As millions of housewives tuned in The Guiding Light this week at the same time (1:45 p.m., E.S.T., weekdays), same station (CBS), most were sure—or almost sure—that things would come out all right, as they eventually do in the sweet-sad world of soap opera. There was also no doubt that things would come out all right for the program's sponsors: Procter & Gamble Co.'s Duz soap and Ivory Flakes. As any junior advertising executive can explain, soap operas "get more advertising messages across to the consumer"—and sell more soap—simply because the housewife can absorb the messages for hours on end while she goes about her household chores.
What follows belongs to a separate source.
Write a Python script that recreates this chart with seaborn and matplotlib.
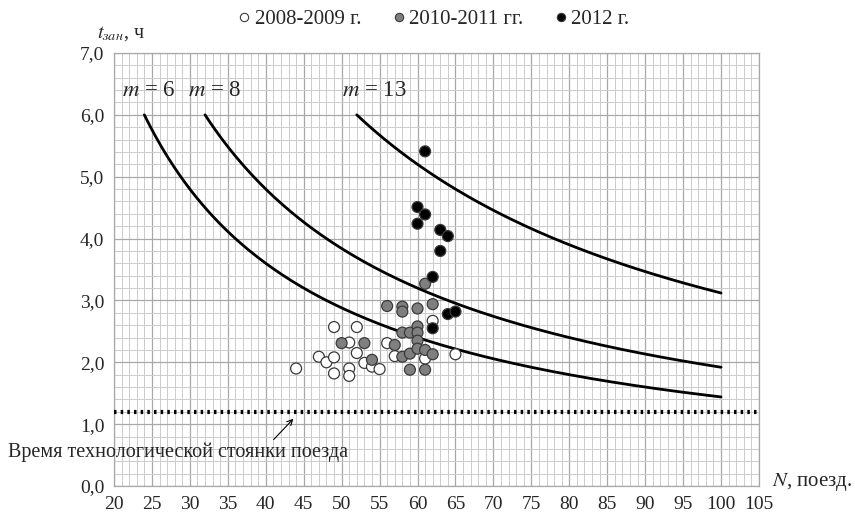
import matplotlib
matplotlib.use("Agg")
import matplotlib.pyplot as plt
from matplotlib.ticker import MultipleLocator, FuncFormatter
from matplotlib.lines import Line2D
import numpy as np
import pandas as pd
import seaborn as sns

# data
white_n = [44, 47, 48, 49, 49, 49, 51, 51, 51, 52, 52, 53, 54, 55, 56, 57, 61, 62, 65]
white_t = [1.90, 2.09, 2.00, 2.57, 2.08, 1.82, 2.32, 1.90, 1.78, 2.57, 2.15, 1.99, 1.93, 1.89, 2.31, 2.10, 2.06, 2.67, 2.13]
gray_n = [50, 53, 54, 56, 57, 58, 58, 58, 58, 59, 59, 59, 60, 60, 60, 60, 60, 61, 61, 61, 62, 62]
gray_t = [2.31, 2.31, 2.04, 2.91, 2.28, 2.90, 2.82, 2.48, 2.09, 2.48, 2.14, 1.88, 2.87, 2.58, 2.48, 2.35, 2.22, 2.20, 1.88, 3.27, 2.94, 2.13]
black_n = [61, 60, 61, 60, 63, 64, 63, 62, 64, 65, 62]
black_t = [5.41, 4.51, 4.39, 4.24, 4.14, 4.04, 3.80, 3.38, 2.78, 2.82, 2.55]
periods = ["2008-2009 г.", "2010-2011 гг.", "2012 г."]
m_values = [6, 8, 13]
hours = 24          # t = hours * m / N
t_max = 6.0
n_end = 100
t_stop = 1.2        # technological stop time

sns.set_style("white")
plt.rcParams["font.family"] = ["Liberation Serif", "DejaVu Serif"]
plt.rcParams["mathtext.fontset"] = "stix"

pts = pd.DataFrame({
    "N": white_n + gray_n + black_n,
    "t": white_t + gray_t + black_t,
    "period": [periods[0]] * len(white_n) + [periods[1]] * len(gray_n) + [periods[2]] * len(black_n),
})
colors = {periods[0]: "white", periods[1]: "#7f7f7f", periods[2]: "black"}

fig = plt.figure(figsize=(8.55, 5.16), dpi=100)
ax = fig.add_axes([0.1333, 0.0581, 0.8877 - 0.1333, 0.8973 - 0.0581])

# curves t = 24 m / N
for m in m_values:
    n = np.linspace(hours * m / t_max, n_end, 200)
    sns.lineplot(x=n, y=hours * m / n, color="black", lw=2.0, ax=ax, sort=False)

ax.axhline(t_stop, color="black", lw=3, ls=(0, (0.6, 1.0)), zorder=3)

sns.scatterplot(data=pts, x="N", y="t", hue="period", palette=colors,
                s=62, edgecolor="#3a3a3a", linewidth=0.9, legend=False, ax=ax, zorder=4)

ax.set_xlim(20, 105)
ax.set_ylim(0, 7)
ax.xaxis.set_major_locator(MultipleLocator(5))
ax.xaxis.set_minor_locator(MultipleLocator(1))
ax.yaxis.set_major_locator(MultipleLocator(1))
ax.yaxis.set_minor_locator(MultipleLocator(0.2))
ax.yaxis.set_major_formatter(FuncFormatter(lambda v, p: f"{v:.1f}".replace(".", ",")))
ax.grid(which="major", color="#a8a8a8", lw=0.9)
ax.grid(which="minor", color="#cccccc", lw=0.7)
ax.set_axisbelow(True)
for s in ax.spines.values():
    s.set_color("#a8a8a8")
    s.set_linewidth(0.9)
ax.tick_params(axis="both", which="major", length=4, color="#888888", labelsize=14, pad=3)
ax.tick_params(axis="both", which="minor", length=0)
ax.set_xlabel("")
ax.set_ylabel("")

# labels
for m, x0 in zip(m_values, [21.0, 29.8, 50.0]):
    ax.text(x0, 6.4, f"$m$ = {m}", fontsize=16.5, va="center", ha="left")
fig.text(0.114, 0.936, "$t_{зан}$, ч", fontsize=14.5, ha="left", va="center")
fig.text(0.903, 0.066, "$N$, поезд.", fontsize=15, ha="left", va="center")
fig.text(0.009, 0.124, "Время технологической стоянки поезда", fontsize=14.5, ha="left", va="center")
ax.annotate("", xy=(43.9, 1.12), xytext=(40.8, 0.72),
            arrowprops=dict(arrowstyle="->", color="black", lw=0.8))

handles = [Line2D([], [], ls="", marker="o", markersize=6, markerfacecolor=colors[p],
                  markeredgecolor="#3a3a3a", markeredgewidth=0.8) for p in periods]
fig.legend(handles, periods, loc="center", bbox_to_anchor=(0.505, 0.962), ncol=3, frameon=False,
           fontsize=15, handletextpad=0.0, columnspacing=1.3, handlelength=1.0)

fig.savefig("out.png", dpi=100)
No soapmaker is more aware of this theory than Procter & Gamble's President Neil Hosier McElroy, as handsome, ruddy-faced and well-scrubbed as one of his own radio heroes. P. & G. was in the advance guard of soap opera, helped start it on its interminable way more than 20 years ago with The Puddle Family. P. & G. writers were among the first to learn that the trick is to spin the story out to fantastic lengths, with a flood of tears to wash away every smile. This year, with 13 soap operas on the air, P. & G. is the biggest advertiser in the U.S., will spend an estimated $30 million in network radio and TV, $15 million in newspapers and magazines.

On the Soapbox. The addition of soap operas to American culture has been under constant attack for years. To every complaint, the soapmakers have a crisply pragmatic answer: they are written as they are because that is what their audience wants. When asked what he thinks of his soap operas, P. & G.'s President McElroy, no steady listener himself, is apt to get up on one of his own soapboxes: "The problem of improving the literary tastes of the people is the problem of the schools. The people who listen to our programs aren't intellectuals — they're ordinary people, good people, who win wars for us, produce our manufactured products and grow our food. They use a lot of soap."

By soap, he also means synthetic detergents*—the fast-growing competitor of old-fashioned soaps. And the way the selling spiels of P. & G.'s soaps and detergents deride each other's qualities is often completely bewildering.